[What the task requires]: Will you output the lines between the ones holding "Output the Python" and "from matplotlib.transforms import Affine2D", inclusive, exactly as they stand, and only those lines, with the pictures left out?
* BEGIN Recorded information *
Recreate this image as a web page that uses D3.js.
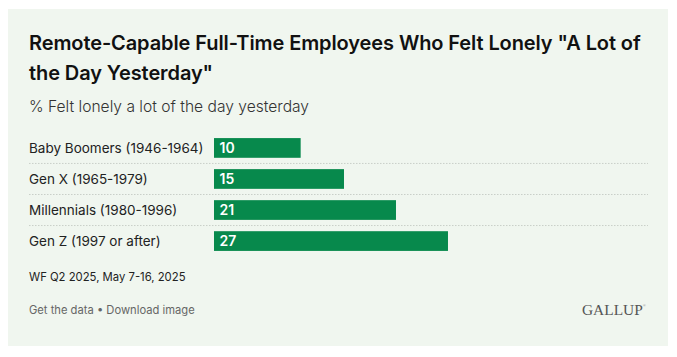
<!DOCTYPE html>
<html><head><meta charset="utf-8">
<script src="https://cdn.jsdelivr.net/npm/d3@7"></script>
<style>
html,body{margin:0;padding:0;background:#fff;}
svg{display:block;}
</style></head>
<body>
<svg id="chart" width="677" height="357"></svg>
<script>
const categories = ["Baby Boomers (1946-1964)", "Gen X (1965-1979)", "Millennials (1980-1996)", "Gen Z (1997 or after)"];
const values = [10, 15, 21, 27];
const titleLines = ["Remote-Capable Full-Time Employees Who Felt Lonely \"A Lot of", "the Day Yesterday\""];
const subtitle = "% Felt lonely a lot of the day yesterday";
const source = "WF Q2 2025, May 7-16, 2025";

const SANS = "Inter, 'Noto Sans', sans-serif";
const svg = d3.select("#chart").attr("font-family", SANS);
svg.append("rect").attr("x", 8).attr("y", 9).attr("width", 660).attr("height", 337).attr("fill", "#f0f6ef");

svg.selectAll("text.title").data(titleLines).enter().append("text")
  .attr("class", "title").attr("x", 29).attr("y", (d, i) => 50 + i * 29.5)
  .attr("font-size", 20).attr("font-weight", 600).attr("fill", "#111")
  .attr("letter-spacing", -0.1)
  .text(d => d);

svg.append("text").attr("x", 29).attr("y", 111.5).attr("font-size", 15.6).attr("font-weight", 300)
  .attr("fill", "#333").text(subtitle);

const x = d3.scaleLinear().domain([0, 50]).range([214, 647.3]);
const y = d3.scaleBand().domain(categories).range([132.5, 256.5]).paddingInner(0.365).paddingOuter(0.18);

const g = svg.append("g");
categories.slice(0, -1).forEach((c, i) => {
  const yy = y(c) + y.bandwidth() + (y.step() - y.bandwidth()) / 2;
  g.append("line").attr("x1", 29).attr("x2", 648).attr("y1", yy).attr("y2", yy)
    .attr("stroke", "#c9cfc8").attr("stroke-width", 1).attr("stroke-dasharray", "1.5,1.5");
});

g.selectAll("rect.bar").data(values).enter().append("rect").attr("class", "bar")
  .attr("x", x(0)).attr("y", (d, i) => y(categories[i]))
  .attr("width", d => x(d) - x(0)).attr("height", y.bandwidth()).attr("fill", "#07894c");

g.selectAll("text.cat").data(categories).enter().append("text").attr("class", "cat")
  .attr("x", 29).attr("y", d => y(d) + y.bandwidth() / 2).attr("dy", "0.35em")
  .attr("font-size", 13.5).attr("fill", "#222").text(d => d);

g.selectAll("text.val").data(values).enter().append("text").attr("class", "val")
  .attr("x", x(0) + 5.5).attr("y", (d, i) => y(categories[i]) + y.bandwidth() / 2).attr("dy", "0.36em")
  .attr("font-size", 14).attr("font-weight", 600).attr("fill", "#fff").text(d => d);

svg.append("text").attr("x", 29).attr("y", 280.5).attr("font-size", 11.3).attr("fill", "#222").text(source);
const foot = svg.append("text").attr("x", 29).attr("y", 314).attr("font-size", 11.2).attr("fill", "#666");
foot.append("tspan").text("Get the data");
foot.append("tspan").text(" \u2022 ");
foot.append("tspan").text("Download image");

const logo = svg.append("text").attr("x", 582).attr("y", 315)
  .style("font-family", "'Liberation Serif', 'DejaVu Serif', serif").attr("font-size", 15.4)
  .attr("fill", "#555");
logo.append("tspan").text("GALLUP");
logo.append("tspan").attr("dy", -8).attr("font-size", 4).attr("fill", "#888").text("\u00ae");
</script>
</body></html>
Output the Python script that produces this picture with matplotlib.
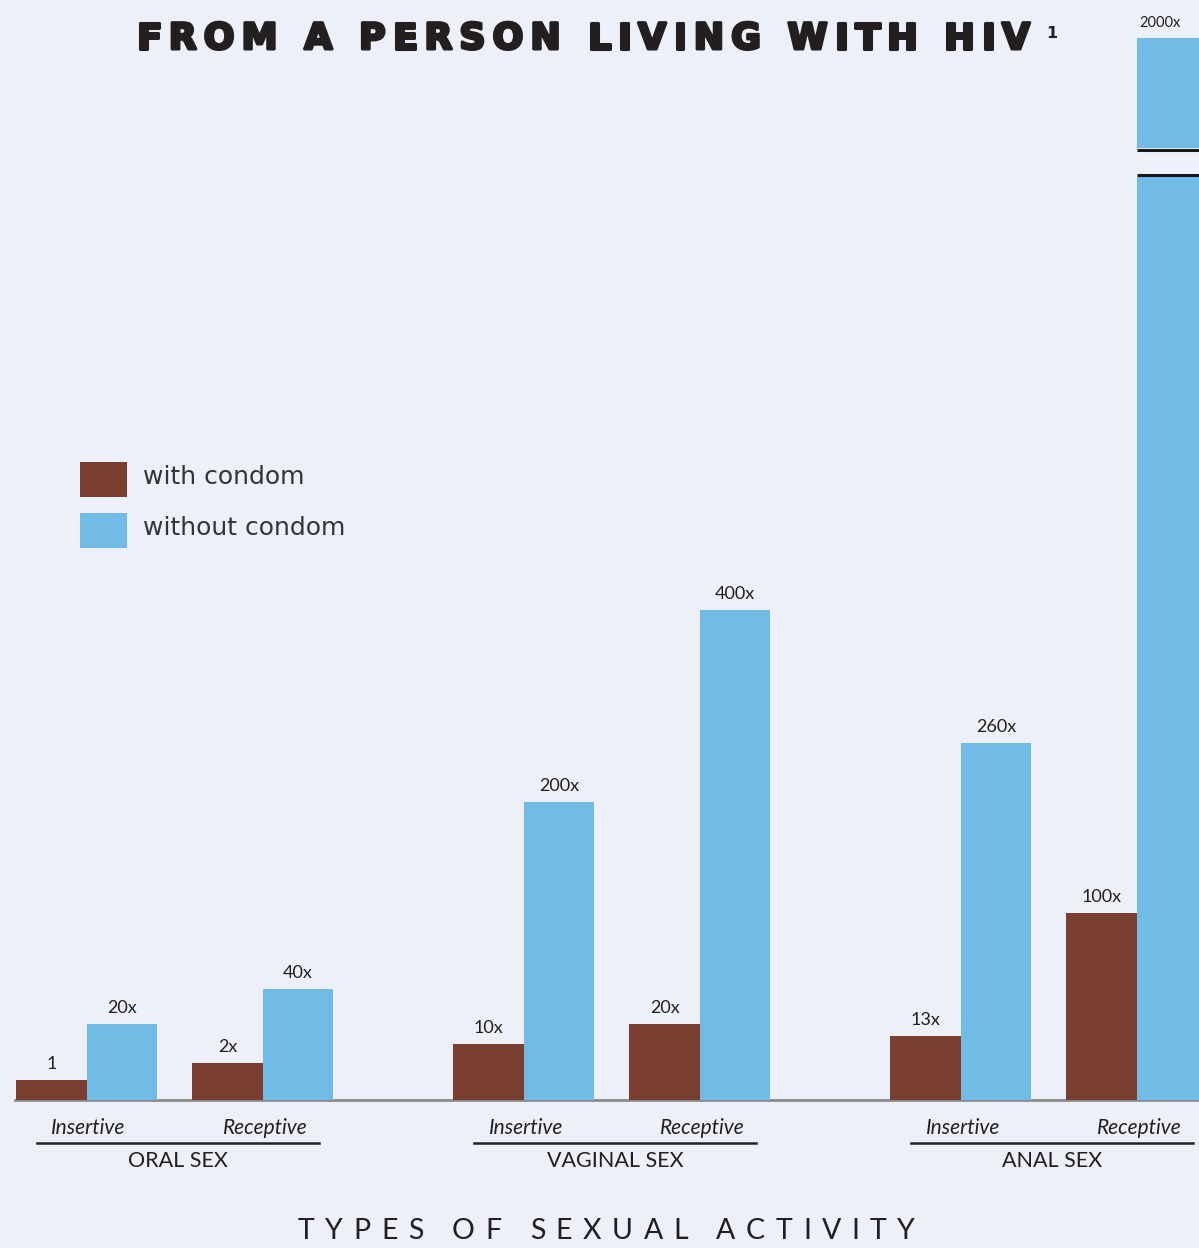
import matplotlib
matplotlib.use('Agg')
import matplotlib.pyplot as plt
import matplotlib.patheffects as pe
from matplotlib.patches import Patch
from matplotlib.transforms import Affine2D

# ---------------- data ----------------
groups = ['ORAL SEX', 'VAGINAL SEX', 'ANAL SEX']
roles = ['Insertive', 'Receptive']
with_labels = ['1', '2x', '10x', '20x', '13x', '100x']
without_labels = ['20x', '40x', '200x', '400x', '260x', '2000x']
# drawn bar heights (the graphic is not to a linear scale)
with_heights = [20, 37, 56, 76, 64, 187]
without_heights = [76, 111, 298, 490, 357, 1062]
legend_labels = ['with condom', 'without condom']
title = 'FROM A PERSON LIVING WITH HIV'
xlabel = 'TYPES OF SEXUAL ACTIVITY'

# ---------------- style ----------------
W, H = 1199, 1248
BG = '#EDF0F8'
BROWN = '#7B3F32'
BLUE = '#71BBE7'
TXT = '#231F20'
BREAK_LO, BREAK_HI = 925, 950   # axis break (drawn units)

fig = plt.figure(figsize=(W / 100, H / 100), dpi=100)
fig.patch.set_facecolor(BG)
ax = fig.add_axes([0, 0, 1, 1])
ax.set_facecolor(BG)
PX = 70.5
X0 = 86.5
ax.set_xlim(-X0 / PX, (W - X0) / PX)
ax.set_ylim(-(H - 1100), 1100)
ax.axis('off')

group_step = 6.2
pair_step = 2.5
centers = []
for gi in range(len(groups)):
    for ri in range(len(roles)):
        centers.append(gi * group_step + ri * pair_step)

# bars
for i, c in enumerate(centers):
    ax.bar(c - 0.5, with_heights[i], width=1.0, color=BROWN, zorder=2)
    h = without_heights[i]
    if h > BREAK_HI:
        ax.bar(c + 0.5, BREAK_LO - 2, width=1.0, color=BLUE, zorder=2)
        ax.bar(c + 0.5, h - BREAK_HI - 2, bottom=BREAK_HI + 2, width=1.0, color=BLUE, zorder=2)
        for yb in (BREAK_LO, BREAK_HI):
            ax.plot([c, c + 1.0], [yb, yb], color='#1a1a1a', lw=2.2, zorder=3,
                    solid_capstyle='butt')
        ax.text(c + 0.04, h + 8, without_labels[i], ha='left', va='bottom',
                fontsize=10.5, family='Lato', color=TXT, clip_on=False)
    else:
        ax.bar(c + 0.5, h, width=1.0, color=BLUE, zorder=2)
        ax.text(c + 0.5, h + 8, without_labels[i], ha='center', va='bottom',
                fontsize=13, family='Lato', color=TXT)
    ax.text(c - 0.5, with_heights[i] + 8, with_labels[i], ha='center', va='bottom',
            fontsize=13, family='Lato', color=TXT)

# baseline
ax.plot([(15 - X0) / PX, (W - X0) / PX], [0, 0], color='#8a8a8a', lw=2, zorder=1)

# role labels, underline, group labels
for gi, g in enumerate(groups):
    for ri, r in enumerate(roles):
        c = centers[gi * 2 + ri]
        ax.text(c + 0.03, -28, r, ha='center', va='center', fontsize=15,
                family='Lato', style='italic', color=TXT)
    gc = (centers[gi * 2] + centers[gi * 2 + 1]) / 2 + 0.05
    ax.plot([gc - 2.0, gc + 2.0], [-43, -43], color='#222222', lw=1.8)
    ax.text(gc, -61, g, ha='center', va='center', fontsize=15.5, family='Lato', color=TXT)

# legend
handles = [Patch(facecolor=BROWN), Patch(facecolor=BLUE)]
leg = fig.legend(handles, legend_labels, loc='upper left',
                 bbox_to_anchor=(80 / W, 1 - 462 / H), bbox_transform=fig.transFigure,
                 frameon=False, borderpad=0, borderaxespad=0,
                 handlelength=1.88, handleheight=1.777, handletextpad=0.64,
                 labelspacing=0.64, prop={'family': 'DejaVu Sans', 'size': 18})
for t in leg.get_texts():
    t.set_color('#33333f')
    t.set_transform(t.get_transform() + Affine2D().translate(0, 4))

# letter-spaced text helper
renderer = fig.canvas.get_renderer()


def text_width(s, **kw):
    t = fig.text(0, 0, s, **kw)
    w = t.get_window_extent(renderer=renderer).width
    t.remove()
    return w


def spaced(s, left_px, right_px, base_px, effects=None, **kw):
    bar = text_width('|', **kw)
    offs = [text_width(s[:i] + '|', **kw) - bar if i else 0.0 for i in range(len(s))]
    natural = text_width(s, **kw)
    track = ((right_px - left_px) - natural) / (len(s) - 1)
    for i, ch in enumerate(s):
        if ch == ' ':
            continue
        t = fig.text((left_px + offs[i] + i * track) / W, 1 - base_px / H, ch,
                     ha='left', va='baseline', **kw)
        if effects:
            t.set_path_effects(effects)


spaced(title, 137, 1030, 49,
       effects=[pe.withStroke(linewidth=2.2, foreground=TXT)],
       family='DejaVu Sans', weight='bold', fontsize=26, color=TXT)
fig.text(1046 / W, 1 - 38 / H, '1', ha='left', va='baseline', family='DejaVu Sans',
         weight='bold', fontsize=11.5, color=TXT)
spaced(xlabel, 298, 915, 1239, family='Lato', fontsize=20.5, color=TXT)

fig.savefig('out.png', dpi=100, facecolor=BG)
* END Recorded information *
[Answer to the task]:
Output the Python script that produces this picture with matplotlib.
import matplotlib
matplotlib.use('Agg')
import matplotlib.pyplot as plt
import matplotlib.patheffects as pe
from matplotlib.patches import Patch
from matplotlib.transforms import Affine2D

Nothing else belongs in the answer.